“The smart ones ask when they don’t know. And, sometimes, when they do.” – Malcolm Forbes
When it comes to understanding anyone, it comes down to how interested you are in them as a person. For many years, I’ve built my career on being the most curious person in the room and it has built lifelong friendships, business dealings, and a network of high net worth individuals. Most of all, it has opened the door to clubs and events I know I don’t fit in. In all, I make it my mantra to think like a child and ask the questions most people are afraid to ask—simply because it needs to.
What I want to share with you are my 7 Questions of Achievement that I ask my guest on my radio show. I’m sharing these questions with you because these words, arranged in this order, has made my guest ponder, cry, change their points of view on life, and so on. The biggest benefit is they feel cared about far beyond the interviews and I even have them thank me for the moment of clarity.
Something magical happens when I ask these questions and I welcome you to use them to create a deep connection with a friend, a potential business partner, or anyone you want to break the ice with. As I give you these questions, I’ll explain the psychology being applied so you can know what to expect. Let me know how it works out for you.
Question 1. Which book have you read that has moved you to action or tears?
What this question does is force the person to think hard about an emotion rather than the actual book. The book is just a tool but the feeling it provokes has a personal attachment with personal meaning. The “feel” is the gift and you’re asking them to relive that gift.
Question 2: What do you say to yourself when you need encouragement?
What makes this question effective is its placement. After you have them get internal with their emotions, you now have them focus several levels deep in their mind. This question is designed to calm their mind so they become more venerable and open up to your inquisitiveness.
Question 3: What is the one skill most people need to build for success?
At this point, you are causing a disruption. Either you will get a response of assuredness or noise. The fact that the person is limited to only one choice means they need to provide you the best answer. You can learn a lot about values here.
Question 4: Name one person that is important to you that everyone should learn from. Why did you pick them?
Now you’re moving them back to emotion. This is where you get them to like you—even love you. Moving them on a roller coaster ride so quickly causes misdirection but in your favor. Now they can reflect on a happier time, place, or person. You will see many smiles with this question.
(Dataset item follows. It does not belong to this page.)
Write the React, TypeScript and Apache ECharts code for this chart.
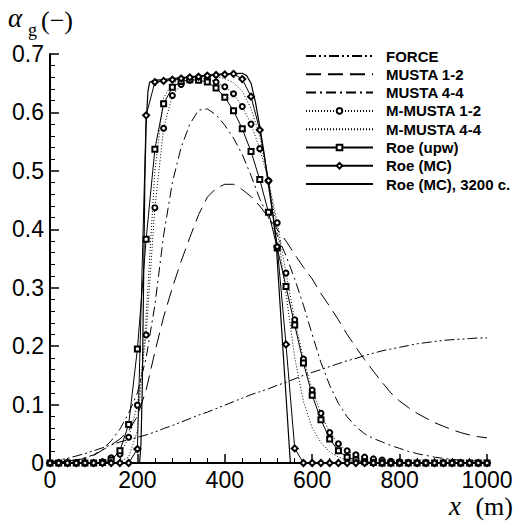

Question 5: What is the most profound activity you’ve mastered but didn’t appreciate in the beginning?
Again, retrospection. This time, you have them challenge their belief system on what’s most important to them while learning about their world view. If you ask this question earlier, it won’t be as effective. This is a timing question and an intentional deep thought question.
Question 6: You have a pen and paper or a computer to document something new you’ve learned but can only use one. Which do you use?
This question is meant to lighten the emotional load and lift them out of deep contemplation. Up to this point, the questions have taxed the emotional and critical thinking system. We need to release the pressure. Expect to have a quick response.
Question 7: When your why for what you do is challenged, what do you do to stay focused and move forward?
This final question is designed to reward them for going on the journey with you. You’re providing a place of accomplishment to walk into so they feel safe and honored. When you ask this question at this point, you’ve extended your hand into a deeper connection. They will accept this unconsciously and you’ve just made a lifelong impression.
All in all, I’ve asked these questions over 100 guests and I’ll continue to ask them. I welcome you to become childlike.